Abstract

This article examines the geopolitics, legal nuances and monetary policy which inform Carney's proposal. Part I sets out the application of block-chain technology in the context of payment systems, and discusses the geopolitics of Libra and the shift in focus to Central Bank Digital Currencies ('CBDCs'). It suggests that state-backed cryptocurrencies are more likely than their private sector counterparts to fit the role of true digital currencies, at least on a domestic level. Part II explains the legal distinctions between the cryptocurrency models proposed by Facebook and others, and CBDCs. The former fulfils the main functions of money by granting a claim to the holder, whereas the latter does so as an 'object' of monetary policy. A Global Stablecoin ('GSC') such as the SHC does not necessarily fall into either camp, but its success as a global reserve currency may hinge upon the fine details of its legal construction. In Part III, one conception of the SHC, based on the 'claims model' is set out. Whilst the use of block-chain technology is undoubtedly novel, there are significant similarities between this version of the SHC and previously rejected reforms to the 'Special Drawing Rights' (SDR) allocated by the International Monetary Fund ('IMF'). It is argued that the extent of the similarities indicates that the claims model is likely to face the same hurdles which stymied the campaign to develop the SDRs into a global reserve currency. This begs the question, however, of why Carney would propose the SHC if the odds in monetary policy were already so firmly stacked against it.
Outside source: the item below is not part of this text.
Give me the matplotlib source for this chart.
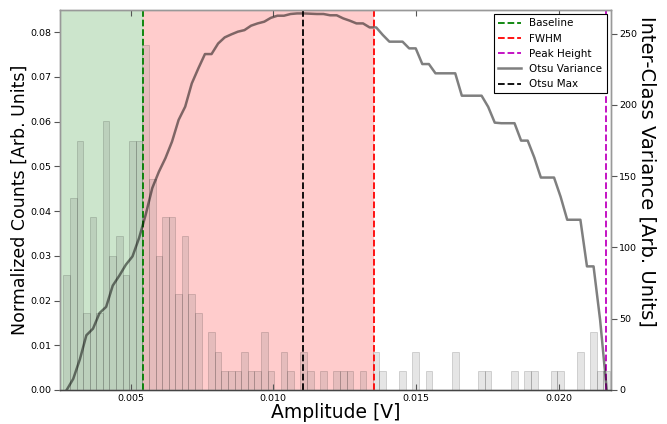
import numpy as np
import matplotlib
matplotlib.use('Agg')
import matplotlib.pyplot as plt

# amplitude histogram (counts per bin) and bin range [V]
bin_lo = 0.002642
bin_hi = 0.021798
counts = [6, 10, 13, 4, 9, 4, 14, 7, 8, 6, 13, 13,
          18, 11, 7, 9, 9, 5, 8, 5, 4, 0, 3, 2, 1, 1, 1, 2, 1, 1,
          3, 1, 0, 2, 1, 0, 2, 1, 0, 1, 0, 1, 1, 1, 0, 1, 0,
          2, 1, 0, 0, 1, 0, 2, 0, 1, 0, 0, 0, 2, 0, 0, 0, 1, 1, 0,
          0, 0, 1, 0, 1, 1, 0, 0, 1, 1, 0, 0, 2, 0, 3, 1, 1]

# inter-class (Otsu) variance evaluated at each bin
otsu_var = [0, 7.8, 21.4, 38.4, 43.0, 54.0, 58.3, 73.2, 80.2, 87.9,
            93.7, 106.6, 122.9, 141.6, 153.0, 162.6, 174.2, 189.4, 198.7, 215.0,
            225.6, 235.6, 235.6, 243.0, 247.3, 249.4, 251.3, 252.4, 255.5, 257.1,
            258.3, 261.0, 262.5, 262.5, 263.7, 264.1, 264.1, 263.9, 263.7, 263.7,
            262.8, 262.8, 260.6, 259.0, 257.1, 257.1, 254.3, 254.3, 249.0, 244.3,
            244.3, 244.3, 239.6, 239.6, 228.6, 228.6, 222.1, 222.1, 222.1, 222.1,
            206.4, 206.4, 206.4, 206.4, 198.6, 187.5, 187.1, 187.1, 187.1, 174.9,
            174.9, 163.1, 149.0, 149.0, 149.0, 135.5, 119.4, 119.4, 119.4, 86.7,
            86.7, 49.0, 0]

baseline = 0.005424
fwhm = 0.013539
peak_height = 0.021673
otsu_max = 0.011051

edges = np.linspace(bin_lo, bin_hi, len(counts) + 1)
width = edges[1] - edges[0]
centers = edges[:-1] + width / 2
heights = np.array(counts) / np.sum(counts)

fig = plt.figure(figsize=(6.67, 4.24), dpi=100)
ax = fig.add_axes([0.09, 0.0802, 0.8256, 0.8962])
ax2 = ax.twinx()

xmin, xmax = 0.002526, 0.021822
ax.axvspan(xmin, baseline, color='g', alpha=0.2, lw=0)
ax.axvspan(baseline, fwhm, color='r', alpha=0.2, lw=0)
ax.bar(edges[:-1], heights, width=width, align='edge', color='gray',
       alpha=0.2, edgecolor='k', linewidth=0.5)

l1 = ax.axvline(baseline, color='g', ls='--', lw=1.3, label='Baseline')
l2 = ax.axvline(fwhm, color='r', ls='--', lw=1.3, label='FWHM')
l3 = ax.axvline(peak_height, color='m', ls='--', lw=1.3, label='Peak Height')

l4, = ax2.plot(centers, otsu_var, color='k', alpha=0.5, lw=1.8, label='Otsu Variance')
l5 = ax2.axvline(otsu_max, color='k', ls='--', lw=1.3, label='Otsu Max')

ax.set_xlim(xmin, xmax)
ax.set_ylim(0, 1.1 * heights.max())
ax2.set_ylim(0, 266.5)

ax.set_xticks([0.005, 0.010, 0.015, 0.020])
ax.set_xticklabels(['0.005', '0.010', '0.015', '0.020'])
ax.set_yticks(np.arange(0, 0.081, 0.01))
ax.set_yticklabels(['%.2f' % v for v in np.arange(0, 0.081, 0.01)])
ax2.set_yticks([0, 50, 100, 150, 200, 250])

ax.tick_params(axis='x', direction='in', top=True, length=4, labelsize=6.8,
               color='#555555', pad=3)
ax.tick_params(axis='y', direction='out', length=4, labelsize=6.8,
               color='#555555', pad=2)
ax2.tick_params(axis='y', direction='out', length=4, labelsize=6.8,
                color='#555555', pad=2)
ax2.tick_params(axis='x', top=False, bottom=False)

for a in (ax, ax2):
    for s in a.spines.values():
        s.set_color('#999999')
        s.set_linewidth(1.0)
ax2.spines['bottom'].set_color('#444444')

ax.set_xlabel('Amplitude [V]', fontsize=13.5, labelpad=0)
ax.set_ylabel('Normalized Counts [Arb. Units]', fontsize=12.5, labelpad=1)
ax2.set_ylabel('Inter-Class Variance [Arb. Units]', fontsize=14, rotation=270)
ax2.yaxis.set_label_coords(1.084, 0.575)

leg = ax2.legend(handles=[l1, l2, l3, l4, l5], loc='upper right', fontsize=7.5,
                 fancybox=False, framealpha=1, edgecolor='k',
                 borderaxespad=0.4, handlelength=2.2)
leg.get_frame().set_linewidth(0.8)

fig.savefig('out.png', dpi=100)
Part IV considers the 'objects model' as applied to a SHC. It tentatively concludes that the features of the objects model which distinguish it from the claims model greatly improve its prospects of success. Specifically, the generation of network effect value, as a substitute for the convertibility value of SDRs, may be the decisive contribution of block-chain technology to a truly international currency. The article concludes that a claims-based SHC would, to a great extent, be an attempt to reinvent SDRs in a digital age, and that the advantages of block-chain technology will be insufficient to surmount well-established US monetary policy. The objects model, whilst more ambitious in some respects, constitutes a radically novel proposal which may, for that reason amongst others, gain global traction.